People Pleasing and Emotions
Recently, while talking with a client about people-pleasing, she mentioned the frequent urge to feel what others feel or, at least, not to let people know that what she experiences seems different than what they are experiencing. I hear this a great deal from disregulated eaters, this desire to not appear emotionally different from others.
This dynamic develops in childhood. Here are examples. Say Dad pushes you to be strong and courageous. If he withdraws his love—or worse, shames or punishes you—when you show any sign of weakness, you quickly learn that you’d better not let him know you have doubts and qualms, and therefore you put on a confident front. Or maybe your mother wants to stay happy and upbeat and becomes upset when you’re down and rain on her parade. Or maybe Mom or Dad is unhappy, and in you come jumping for joy over receiving an A in spelling or getting the lead in the school play. Brr, you can feel the chill in the air when you don’t get the response you want.

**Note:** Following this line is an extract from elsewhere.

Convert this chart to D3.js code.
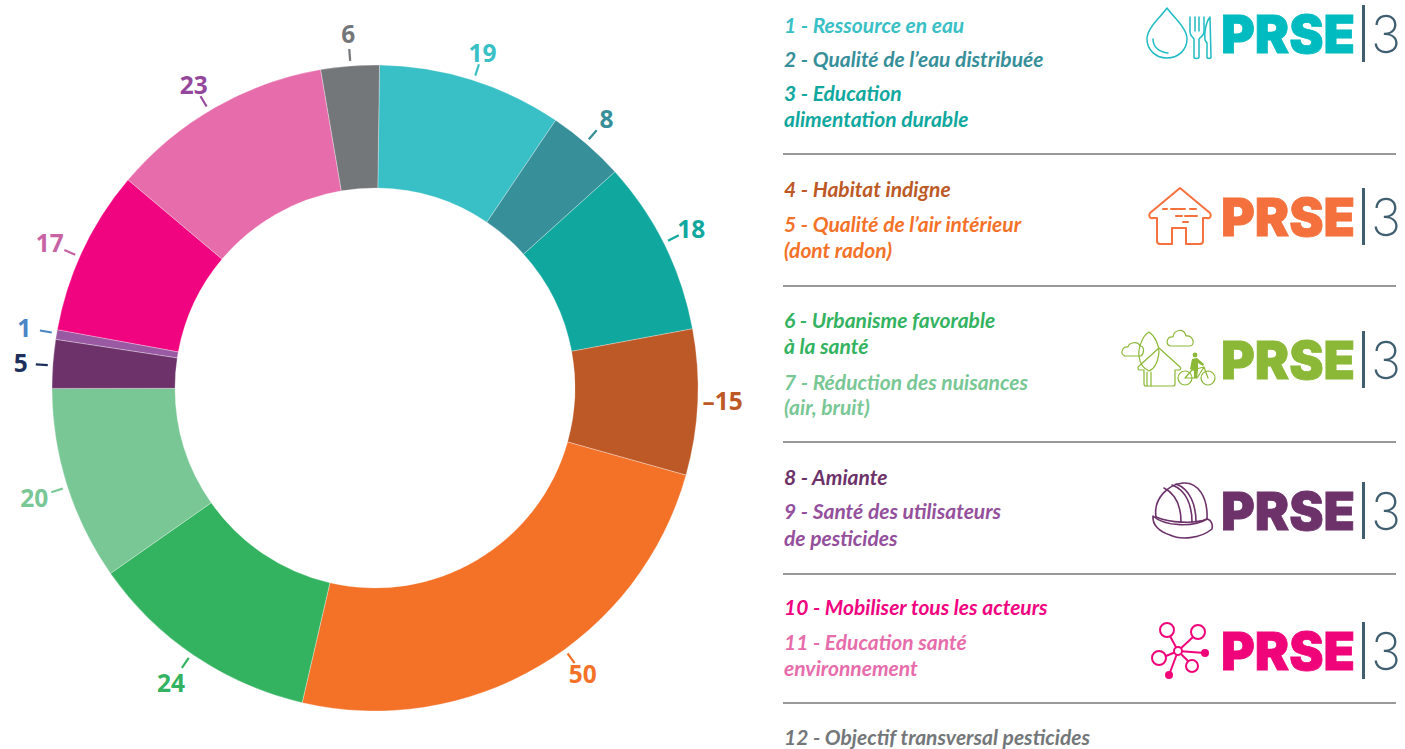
<!DOCTYPE html>
<html lang="fr">
<head>
<meta charset="utf-8">
<script src="https://cdn.jsdelivr.net/npm/d3@7"></script>
<style>
    html, body { margin: 0; padding: 0; background: #fff; overflow: hidden; }
    svg { display: block; }
    .value { font-family: "Open Sans", sans-serif; font-weight: 700; font-size: 24.5px; }
    .legend { font-family: Lato, sans-serif; font-style: italic; font-weight: 700; font-size: 21px; }
    .brand { font-family: Inter, sans-serif; font-weight: 900; font-size: 52px; stroke-width: 0.8px; }
    .three { font-family: Inter, sans-serif; font-weight: 200; font-size: 52px; }
</style>
</head>
<body>
<script>
// Values, clockwise from the top
const sliceValues = [19, 8, 18, -15, 50, 24, 20, 5, 1, 17, 23, 6];
const sliceColors = ['#39c0c6', '#378f9a', '#10a89e', '#bd5926', '#f47228', '#33b35f',
    '#78c795', '#6c3269', '#9a5aa3', '#f0047f', '#e76cab', '#74777a'];
const labelColors = ['#39c0c6', '#378f9a', '#10a89e', '#bd5926', '#f47228', '#33b35f',
    '#78c795', '#1d2f5c', '#4a86c5', '#c763a5', '#94479c', '#74777a'];

const legendTexts = [
    ['1 - Ressource en eau'], ['2 - Qualité de l’eau distribuée'], ['3 - Education', 'alimentation durable'],
    ['4 - Habitat indigne'], ['5 - Qualité de l’air intérieur', '(dont radon)'],
    ['6 - Urbanisme favorable', 'à la santé'], ['7 - Réduction des nuisances', '(air, bruit)'],
    ['8 - Amiante'], ['9 - Santé des utilisateurs', 'de pesticides'],
    ['10 - Mobiliser tous les acteurs'], ['11 - Education santé', 'environnement'],
    ['12 - Objectif transversal pesticides']
];
const legendColors = ['#39c0c6', '#378f9a', '#10a89e', '#bd5926', '#f47228', '#33b35f',
    '#78c795', '#6c3269', '#94509c', '#f0047f', '#e76cab', '#74777a'];

const brandColors = ['#00bbc0', '#f4703c', '#8bb836', '#6c3269', '#f0047a'];

// Layout
const width = 1405, height = 749;
const cx = 375, cy = 388, outerRadius = 323, innerRadius = 200;
const startDeg = 0.8;
// The label of 50 sits well off the middle of its slice, the others only a little
const labelNudgeDeg = [0.4, -0.3, -0.4, -0.4, -5.3, 0.6, -0.3, -0.3, 0.2, -1.3, -1.1, 0.1];
const labelRadius = [352, 355, 354, 348, 354, 359, 358, 355, 356, 356, 353, 355];
const legendBaselines = [[33], [67], [101, 127], [197], [232, 258], [328, 354], [390, 415], [485], [519, 546], [615], [650, 676], [745]];
const ruleYs = [154, 286, 442, 574, 703];
const brandBaselines = [53, 236, 379, 530, 670];

const svg = d3.select('body').append('svg')
    .attr('width', width)
    .attr('height', height);

// Donut
const pie = d3.pie()
    .value(d => Math.abs(d))
    .sort(null)
    .startAngle(startDeg * Math.PI / 180)
    .endAngle((360 + startDeg) * Math.PI / 180);
const arc = d3.arc().innerRadius(innerRadius).outerRadius(outerRadius);
const arcs = pie(sliceValues);

const donut = svg.append('g').attr('transform', `translate(${cx},${cy})`);

donut.selectAll('.slice')
    .data(arcs)
    .join('path')
    .attr('class', 'slice')
    .attr('d', arc)
    .attr('fill', (d, i) => sliceColors[i])
    .attr('stroke', '#fff')
    .attr('stroke-opacity', 0.5)
    .attr('stroke-width', 0.6);

const polar = (d, i, r) => {
    const a = (d.startAngle + d.endAngle) / 2 + labelNudgeDeg[i] * Math.PI / 180;
    return [r * Math.sin(a), -r * Math.cos(a)];
};

// Short leader lines, the -15 has none
donut.selectAll('.tick')
    .data(arcs.filter(d => d.data > 0))
    .join('line')
    .attr('class', 'tick')
    .attr('x1', d => polar(d, d.index, 328)[0])
    .attr('y1', d => polar(d, d.index, 328)[1])
    .attr('x2', d => polar(d, d.index, 340)[0])
    .attr('y2', d => polar(d, d.index, 340)[1])
    .attr('stroke', d => labelColors[d.index])
    .attr('stroke-width', 2.2);

donut.selectAll('.value')
    .data(arcs)
    .join('text')
    .attr('class', 'value')
    .attr('x', (d, i) => polar(d, i, labelRadius[i])[0])
    .attr('y', (d, i) => polar(d, i, labelRadius[i])[1])
    .attr('dy', '0.36em')
    .attr('text-anchor', 'middle')
    .attr('fill', (d, i) => labelColors[i])
    .text(d => d.data < 0 ? '–' + Math.abs(d.data) : d.data);

// Legend
const legend = svg.append('g');
legendTexts.forEach((lines, i) => {
    lines.forEach((line, j) => {
        legend.append('text')
            .attr('class', 'legend')
            .attr('x', 784)
            .attr('y', legendBaselines[i][j])
            .attr('fill', legendColors[i])
            .text(line);
    });
});

legend.selectAll('.rule')
    .data(ruleYs)
    .join('line')
    .attr('class', 'rule')
    .attr('x1', 783)
    .attr('x2', 1396)
    .attr('y1', d => d)
    .attr('y2', d => d)
    .attr('stroke', '#77777a')
    .attr('stroke-width', 1.3);

// PRSE|3 logos
brandBaselines.forEach((y, i) => {
    svg.append('text')
        .attr('class', 'brand')
        .attr('x', 1221)
        .attr('y', y)
        .attr('textLength', 134)
        .attr('lengthAdjust', 'spacingAndGlyphs')
        .attr('fill', brandColors[i])
        .attr('stroke', brandColors[i])
        .text('PRSE');
    svg.append('rect')
        .attr('x', 1362)
        .attr('y', y - 48)
        .attr('width', 3)
        .attr('height', 57)
        .attr('fill', '#3f5e70');
    svg.append('text')
        .attr('class', 'three')
        .attr('x', 1371)
        .attr('y', y)
        .attr('textLength', 30)
        .attr('lengthAdjust', 'spacingAndGlyphs')
        .attr('fill', '#3f5e70')
        .text('3');
});

// Pictograms
function icon(color, width, paths) {
    const g = svg.append('g')
        .attr('fill', 'none')
        .attr('stroke', color)
        .attr('stroke-width', width)
        .attr('stroke-linecap', 'round')
        .attr('stroke-linejoin', 'round');
    paths.forEach(p => g.append('path').attr('d', p));
    return g;
}

// drop, fork and knife
icon('#1fbcc4', 1.5, [
    'M1167,8 C1160,18 1147,28 1147,39 C1147,50 1156,58 1167,58 C1178,58 1187,50 1187,39 C1187,28 1174,18 1167,8 Z',
    'M1153,39 C1153,46 1158,52 1168,53',
    'M1190,17 L1190,32 C1190,36 1193,37 1194,39 L1194,57 C1194,59 1199,59 1199,57 L1199,39 C1200,37 1204,36 1204,32 L1204,17',
    'M1195,17 L1195,31 M1199,17 L1199,31',
    'M1210,17 C1206,22 1204,32 1205,40 L1207,43 L1207,57 C1207,59 1211,59 1211,57 Z'
]);

// house
icon('#f4703c', 2, [
    'M1180,188 L1210,213 C1212,216 1210,219 1207,218 L1203,218 L1203,241 C1203,243 1202,244 1200,244 L1186,244 L1186,228 L1172,228 L1172,244 L1160,244 C1158,244 1157,243 1157,241 L1157,218 L1153,218 C1150,219 1148,216 1150,213 Z',
    'M1163,209 L1167,209 M1171,209 L1185,209 M1190,209 L1196,209 M1176,216 L1182,216 M1185,216 L1197,216 M1183,222 L1188,222'
]);

// clouds, tree, house and bike
const green = icon('#8bb836', 1.2, [
    'M1124,355 C1120,355 1122,346 1128,347 C1129,342 1138,341 1140,346 C1144,346 1145,352 1141,356 L1124,356',
    'M1170,346 C1165,344 1167,336 1173,337 C1174,329 1184,328 1186,336 C1193,335 1196,345 1190,346 Z',
    'M1149,332 C1142,336 1138,349 1139,356 C1140,365 1144,369 1149,371 C1154,369 1158,362 1159,352 C1159,345 1155,336 1149,332 Z',
    'M1147,372 L1147,386 M1151,372 L1151,386',
    'M1159,348 L1139,366 C1137,368 1138,370 1140,370 L1144,370 L1144,384 C1144,386 1145,386 1146,386 L1173,386 C1174,386 1175,386 1175,384 L1175,370 L1179,370 C1181,370 1181,368 1180,367 Z',
    'M1185,378 m-7,0 a7,7 0 1,0 14,0 a7,7 0 1,0 -14,0',
    'M1208,378 m-7,0 a7,7 0 1,0 14,0 a7,7 0 1,0 -14,0',
    'M1185,378 L1192,370 L1204,367 L1208,378 M1185,378 L1197,378 L1204,367'
]);
green.append('circle').attr('cx', 1195).attr('cy', 355).attr('r', 2.4).attr('fill', '#8bb836').attr('stroke', 'none');
green.append('path')
    .attr('d', 'M1192,359 L1197,358 L1204,364 L1203,366 L1198,363 L1198,370 L1197,378 L1194,378 L1194,371 L1190,369 Z')
    .attr('fill', '#8bb836')
    .attr('stroke', 'none');

// helmet
icon('#6c3269', 1.6, [
    'M1156,517 C1153,497 1170,484 1183,483 C1198,482 1208,497 1207,519',
    'M1153,516 C1165,527 1195,527 1207,519 C1212,520 1213,526 1212,529 C1200,539 1180,540 1170,535 C1160,532 1152,525 1153,516 Z',
    'M1156,517 C1170,523 1195,524 1207,519',
    'M1172,485 C1186,490 1192,505 1192,522 M1176,484 C1190,489 1196,505 1196,522',
    'M1164,488 C1176,494 1181,507 1181,522'
]);

// network
const nodes = icon('#f0047a', 2, [
    'M1178,651 L1170,636 M1178,651 L1193,637 M1178,651 L1166,656 M1178,651 L1188,661 M1178,651 L1205,653 M1178,651 L1169,675'
]);
[[1167, 630, 7], [1198, 632, 7], [1159, 658, 7], [1192, 666, 6], [1178, 651, 4]].forEach(n => {
    nodes.append('circle').attr('cx', n[0]).attr('cy', n[1]).attr('r', n[2]).attr('fill', '#fff');
});
[[1205, 653, 4], [1169, 675, 4]].forEach(n => {
    nodes.append('circle').attr('cx', n[0]).attr('cy', n[1]).attr('r', n[2]).attr('fill', '#f0047a').attr('stroke', 'none');
});
</script>
</body>
</html>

Things aren’t so bad if you understand that you’re entitled to your feelings and that it’s okay, for the moment, if they don’t match what a parent is experiencing. But we’re talking a whole ‘nother ballgame when you want to expunge what you’re experiencing and swap it for the emotion a parent has. It’s one thing if you intentionally hide your feelings because you know they’re not going to be accepted, but few children are that enlightened. Instead, they think their emotions are wrong and actually try to make themselves feel differently.
Can you see how this kind of emotional mismatch and invalidation with someone whose approval you desperately require can be confusing and debilitating? You end up trying to adjust your mood to someone else’s until, down the road, you become so used to trying to fit in and be in sync with others’ feelings that you have no clue what’s going on inside you. This is how you turn into someone who doesn’t know what they’re feeling.
The good news is that you can relearn to connect with your true emotions and become more authentic. Here’s how. Notice when you feel anxious about having a different emotion than someone else and calm yourself down. Validate what you feel. Remind yourself that it’s natural for folks to feel differently because we’re unique and, well, different. Don’t let people bully or manipulate you into changing your experience. No need for discussion or to defend yourself—just stay determined to feel what you feel which will go a long way toward ending people-pleasing—and unwanted eating.